Black teens saw the greatest benefit in a stepfamily — their emotional health greatly improved and they were much less likely to be suspended or expelled.
An interesting element of the Urban Institute study is that, for white and Hispanic teens, single mothers are better than cohabiting mothers, said Pamela J. Smock, who studies cohabiting at the University of Michigan in Ann Arbor.
This is striking because for so long, "single mothers have been the 'bad' category," she said.
Ms. Smock, who is a sociologist, also sees evidence that many more children are likely to experience cohabiting during their childhood.
By the late 1990s, 5 percent of all American children lived in cohabiting homes, she said. But over the next two decades, at least 40 percent of American children are likely to live in such arrangements.
Cohabiting is a rapidly expanding element of the culture, "and yet we don't seem to be focusing on what's happening to our children," said Janice Shaw Crouse, senior fellow at the Beverly LaHaye Institute's Center for Studies in Women's Issues.
Cohabiting relationships break up at roughly twice the rate of marriages, she said. "We don't yet know all the implications of having 'serial' dads in the home, but certainly it does something to a child's psyche when there is a succession of men and no steady male presence."
Cohabiting also can be bad for children since such relationships seem to be more prone to domestic violence and sexual abuse than intact families, she said.
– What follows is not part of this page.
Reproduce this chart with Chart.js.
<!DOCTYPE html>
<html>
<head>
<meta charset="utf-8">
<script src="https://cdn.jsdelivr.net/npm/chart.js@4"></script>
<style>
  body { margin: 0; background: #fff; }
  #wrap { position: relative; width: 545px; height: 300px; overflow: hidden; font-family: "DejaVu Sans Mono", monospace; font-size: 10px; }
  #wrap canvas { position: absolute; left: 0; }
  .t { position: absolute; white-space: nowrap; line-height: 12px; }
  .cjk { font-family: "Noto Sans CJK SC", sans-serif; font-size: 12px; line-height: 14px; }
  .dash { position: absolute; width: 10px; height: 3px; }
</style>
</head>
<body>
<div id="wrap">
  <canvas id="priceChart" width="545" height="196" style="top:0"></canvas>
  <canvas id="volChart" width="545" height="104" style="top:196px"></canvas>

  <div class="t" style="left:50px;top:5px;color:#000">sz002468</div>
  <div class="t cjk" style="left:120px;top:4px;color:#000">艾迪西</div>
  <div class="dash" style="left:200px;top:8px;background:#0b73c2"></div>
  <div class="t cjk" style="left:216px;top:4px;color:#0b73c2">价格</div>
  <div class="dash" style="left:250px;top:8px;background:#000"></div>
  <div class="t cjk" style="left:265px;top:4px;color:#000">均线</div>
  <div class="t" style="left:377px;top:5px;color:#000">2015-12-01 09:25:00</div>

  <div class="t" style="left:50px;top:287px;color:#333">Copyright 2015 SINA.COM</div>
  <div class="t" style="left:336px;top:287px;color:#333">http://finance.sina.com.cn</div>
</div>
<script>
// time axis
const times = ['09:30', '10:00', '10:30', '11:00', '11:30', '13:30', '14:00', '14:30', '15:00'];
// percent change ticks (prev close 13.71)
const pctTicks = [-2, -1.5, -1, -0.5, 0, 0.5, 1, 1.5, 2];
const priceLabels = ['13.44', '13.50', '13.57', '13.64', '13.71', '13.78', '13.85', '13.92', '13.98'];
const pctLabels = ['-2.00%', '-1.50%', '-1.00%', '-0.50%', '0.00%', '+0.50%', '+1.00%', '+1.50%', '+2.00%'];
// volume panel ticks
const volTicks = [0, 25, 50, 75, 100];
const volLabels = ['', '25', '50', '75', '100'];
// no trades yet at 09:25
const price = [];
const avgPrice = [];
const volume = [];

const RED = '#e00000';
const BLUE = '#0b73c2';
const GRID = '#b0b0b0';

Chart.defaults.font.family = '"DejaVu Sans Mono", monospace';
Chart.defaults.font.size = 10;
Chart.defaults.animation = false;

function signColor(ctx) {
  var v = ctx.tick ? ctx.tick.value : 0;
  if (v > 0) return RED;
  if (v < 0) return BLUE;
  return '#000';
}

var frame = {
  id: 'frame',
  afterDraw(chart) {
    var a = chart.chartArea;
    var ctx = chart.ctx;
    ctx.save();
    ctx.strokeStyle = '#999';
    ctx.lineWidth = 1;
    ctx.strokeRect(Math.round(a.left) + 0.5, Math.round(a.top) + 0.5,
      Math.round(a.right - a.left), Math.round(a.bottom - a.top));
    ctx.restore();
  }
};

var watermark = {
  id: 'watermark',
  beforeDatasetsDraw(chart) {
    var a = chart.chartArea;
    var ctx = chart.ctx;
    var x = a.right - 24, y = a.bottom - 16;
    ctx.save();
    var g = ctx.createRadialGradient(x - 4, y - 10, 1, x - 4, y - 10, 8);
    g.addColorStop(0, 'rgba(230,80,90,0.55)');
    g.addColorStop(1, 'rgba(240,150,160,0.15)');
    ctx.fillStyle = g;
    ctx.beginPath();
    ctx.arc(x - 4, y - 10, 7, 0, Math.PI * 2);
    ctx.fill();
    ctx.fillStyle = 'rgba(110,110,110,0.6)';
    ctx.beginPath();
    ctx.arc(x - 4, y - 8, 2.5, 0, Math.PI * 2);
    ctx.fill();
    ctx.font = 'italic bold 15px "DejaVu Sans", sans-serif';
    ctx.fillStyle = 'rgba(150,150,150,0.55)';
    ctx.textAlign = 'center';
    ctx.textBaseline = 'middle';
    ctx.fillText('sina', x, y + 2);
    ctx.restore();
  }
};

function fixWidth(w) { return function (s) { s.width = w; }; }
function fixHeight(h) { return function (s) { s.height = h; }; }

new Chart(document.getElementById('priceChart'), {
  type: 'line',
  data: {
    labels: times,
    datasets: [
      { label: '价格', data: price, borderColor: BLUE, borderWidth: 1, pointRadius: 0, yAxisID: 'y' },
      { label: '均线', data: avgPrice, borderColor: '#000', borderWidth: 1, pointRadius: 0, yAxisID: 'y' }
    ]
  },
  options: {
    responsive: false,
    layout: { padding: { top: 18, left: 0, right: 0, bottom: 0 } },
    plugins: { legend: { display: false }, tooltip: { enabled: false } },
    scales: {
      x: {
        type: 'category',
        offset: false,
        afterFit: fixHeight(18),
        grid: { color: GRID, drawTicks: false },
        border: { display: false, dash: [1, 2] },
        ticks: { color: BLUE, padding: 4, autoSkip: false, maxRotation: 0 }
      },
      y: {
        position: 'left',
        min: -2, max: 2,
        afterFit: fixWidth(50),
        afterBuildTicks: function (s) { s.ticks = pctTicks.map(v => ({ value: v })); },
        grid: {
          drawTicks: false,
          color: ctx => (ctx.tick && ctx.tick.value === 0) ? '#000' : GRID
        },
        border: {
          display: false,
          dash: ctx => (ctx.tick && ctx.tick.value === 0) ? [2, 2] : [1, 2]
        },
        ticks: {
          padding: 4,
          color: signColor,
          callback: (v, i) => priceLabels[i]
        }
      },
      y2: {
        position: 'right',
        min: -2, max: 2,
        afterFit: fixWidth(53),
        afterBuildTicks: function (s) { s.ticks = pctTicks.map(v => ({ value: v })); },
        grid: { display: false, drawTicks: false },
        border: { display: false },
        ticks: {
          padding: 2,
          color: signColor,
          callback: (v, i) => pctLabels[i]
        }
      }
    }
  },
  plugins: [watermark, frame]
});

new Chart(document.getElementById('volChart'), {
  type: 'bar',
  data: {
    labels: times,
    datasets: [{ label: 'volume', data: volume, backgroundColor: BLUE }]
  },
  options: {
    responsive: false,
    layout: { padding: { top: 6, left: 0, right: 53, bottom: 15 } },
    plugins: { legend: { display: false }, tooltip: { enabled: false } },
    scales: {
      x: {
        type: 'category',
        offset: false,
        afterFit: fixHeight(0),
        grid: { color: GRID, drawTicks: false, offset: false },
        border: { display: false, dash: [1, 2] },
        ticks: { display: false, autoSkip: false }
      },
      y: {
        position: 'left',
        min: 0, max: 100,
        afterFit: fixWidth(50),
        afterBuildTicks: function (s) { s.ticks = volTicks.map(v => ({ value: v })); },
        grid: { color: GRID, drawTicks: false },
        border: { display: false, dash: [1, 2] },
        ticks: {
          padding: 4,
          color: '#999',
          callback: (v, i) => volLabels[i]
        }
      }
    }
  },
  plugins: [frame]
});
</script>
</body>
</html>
"There is so much in cohabitation that we don't know much about," said Theodora Ooms, who is developing a resource center on couples and marriage policy at the Center for Law and Social Policy.
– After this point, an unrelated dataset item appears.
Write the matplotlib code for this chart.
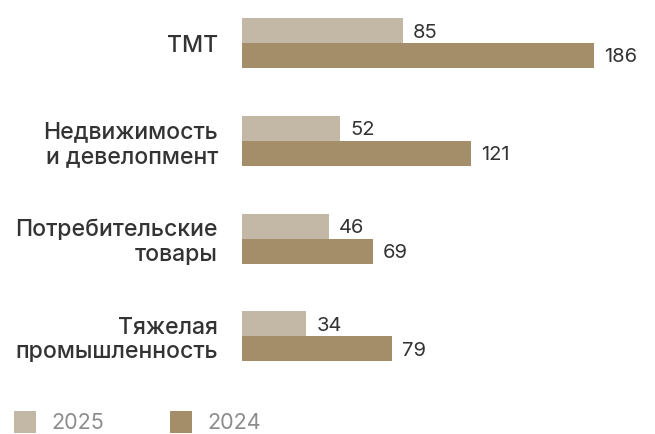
import matplotlib
matplotlib.use("Agg")
import matplotlib.pyplot as plt
from matplotlib.patches import Rectangle
import numpy as np

plt.rcParams['font.family'] = ['Inter', 'DejaVu Sans']

categories = ["ТМТ", "Недвижимость\nи девелопмент", "Потребительские\nтовары",
              "Тяжелая\nпромышленность"]
values_2025 = [85, 52, 46, 34]
values_2024 = [186, 121, 69, 79]
series_names = ["2025", "2024"]

color_2025 = "#c3b8a5"
color_2024 = "#a48d69"
text_color = "#333333"
legend_text_color = "#8c8c8c"

W, H = 655, 434
fig = plt.figure(figsize=(W / 100, H / 100), dpi=100)

# axes geometry in pixels
left_px, top_px, bottom_px = 242, 0, 392
px_per_unit_x = 352 / 186
xmax = 200
width_px = xmax * px_per_unit_x
ax = fig.add_axes([left_px / W, 1 - bottom_px / H, width_px / W, (bottom_px - top_px) / H])

spacing_px = 97.8
first_center_px = 43
y_top = -first_center_px / spacing_px
y_bottom = y_top + (bottom_px - top_px) / spacing_px
bar_h = 25 / spacing_px

y = np.arange(len(categories))
ax.barh(y - bar_h / 2, values_2025, height=bar_h, color=color_2025, linewidth=0)
ax.barh(y + bar_h / 2, values_2024, height=bar_h, color=color_2024, linewidth=0)

ax.set_xlim(0, xmax)
ax.set_ylim(y_bottom, y_top)

gap = 10 / px_per_unit_x
for yi, v in zip(y, values_2025):
    ax.text(v + gap, yi - bar_h / 2, str(v), ha="left", va="center_baseline",
            fontsize=14.5, color=text_color)
for yi, v in zip(y, values_2024):
    ax.text(v + gap, yi + bar_h / 2, str(v), ha="left", va="center_baseline",
            fontsize=14.5, color=text_color)

ax.set_yticks(y)
ax.set_yticklabels(categories, fontsize=16.6, fontweight="medium", color=text_color,
                   multialignment="right", linespacing=1.15)
ax.tick_params(axis="y", length=0, pad=24 * 72 / 100)
ax.set_xticks([])
for s in ax.spines.values():
    s.set_visible(False)

# legend
def fig_rect(x0, y0, w, h, color):
    fig.patches.append(Rectangle((x0 / W, 1 - (y0 + h) / H), w / W, h / H,
                                 transform=fig.transFigure, color=color, linewidth=0))

legend_items = [(14, color_2025, 51), (170, color_2024, 207)]
for (sx, col, tx), name in zip(legend_items, series_names):
    fig_rect(sx, 411, 22, 22, col)
    fig.text(tx / W, 1 - 421 / H, name, ha="left", va="center_baseline",
             fontsize=15.5, color=legend_text_color)

fig.savefig("out.png", dpi=100)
Successful cohabiting with children "may depend on the communication between parent and child," said Mrs. Ooms.
Children are likely to be worried about whether this person is going to be a new stepparent or not, and whether they can affect that, she said. Cohabiting also may provide a test of how well the children get along with a new partner, which could be good or bad, she said. "It gives the kids kind of control — if I'm mean to him, he won't marry my mother."
The teens at Teen.com weren't all unhappy with their mothers' cohabiting.
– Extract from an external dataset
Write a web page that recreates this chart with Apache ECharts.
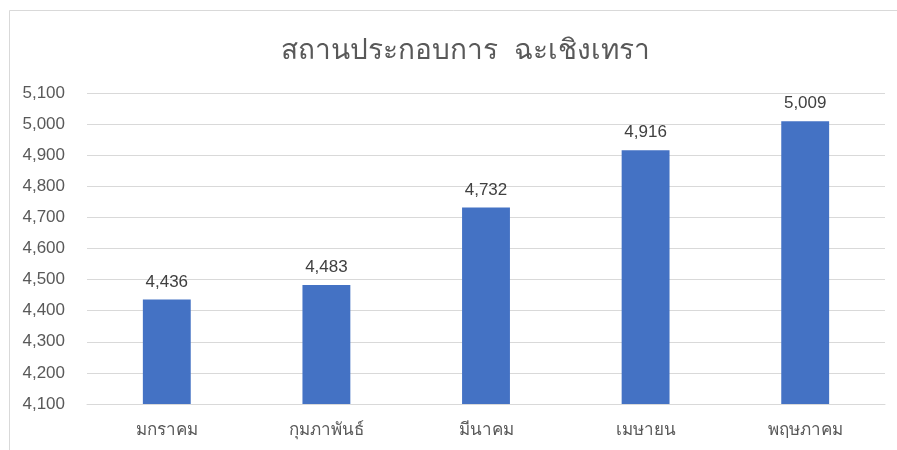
<!DOCTYPE html>
<html><head><meta charset="utf-8">
<script src="https://cdn.jsdelivr.net/npm/echarts@6/dist/echarts.min.js"></script>
<style>html,body{margin:0;padding:0;background:#fff;}#c{width:897px;height:450px;}</style>
</head><body><div id="c"></div>
<script>
const categories = ['มกราคม', 'กุมภาพันธ์', 'มีนาคม', 'เมษายน', 'พฤษภาคม'];
const values = [4436, 4483, 4732, 4916, 5009];
const titleText = 'สถานประกอบการ  ฉะเชิงเทรา';
const chart = echarts.init(document.getElementById('c'));
chart.setOption({
  animation: false,
  backgroundColor: '#fff',
  graphic: [{type:'rect', shape:{x:9.5,y:10.5,width:900,height:460}, style:{fill:'none', stroke:'#d9d9d9', lineWidth:1}, silent:true}],
  title: {text: titleText, left: 276, top: 32, textStyle:{fontSize:28, fontWeight:'normal', color:'#595959', fontFamily:'sans-serif'}},
  grid: {left: 87, right: 12, top: 93, bottom: 46, containLabel:false},
  xAxis: {type:'category', data: categories,
    axisLine:{show:true, lineStyle:{color:'#d9d9d9'}}, axisTick:{show:false},
    axisLabel:{fontSize:17, color:'#595959', margin:18, fontFamily:'sans-serif'}},
  yAxis: {type:'value', min:4100, max:5100, interval:100,
    axisLine:{show:false}, axisTick:{show:false},
    splitLine:{lineStyle:{color:'#d9d9d9'}},
    axisLabel:{fontSize:17, color:'#595959', margin:22, fontFamily:'sans-serif',
      formatter: v => v.toLocaleString('en-US')}},
  series: [{type:'bar', data: values, barWidth:'30%', itemStyle:{color:'#4472c4'},
    label:{show:true, position:'top', distance:9, fontSize:17, color:'#404040', fontFamily:'sans-serif',
      formatter: p => p.value.toLocaleString('en-US')}}]
});
</script></body></html>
"Actually, because of her having a live-in boyfriend, that's how I met my stepdad, and that's how we got to know each other," said Jessica, a 15-year-old from California.
"I just want her to be happy, and if having her man live with us makes her happy, then go for it," said 16-year-old Melyssa from Detroit.
Katie from Massachusetts had a different story.
"My mom has had a few live-in boyfriends," the 17-year-old wrote. "With the first one, I hated it along with my sister and brothers. … We finally got rid of him.
"My mom's second live-in boyfriend was awful like the first, but after a while we got used to it. But he dumped her 'cause he couldn't deal with us.
"My mom's single at the moment," Katie added, "so we don't have to deal with it right now."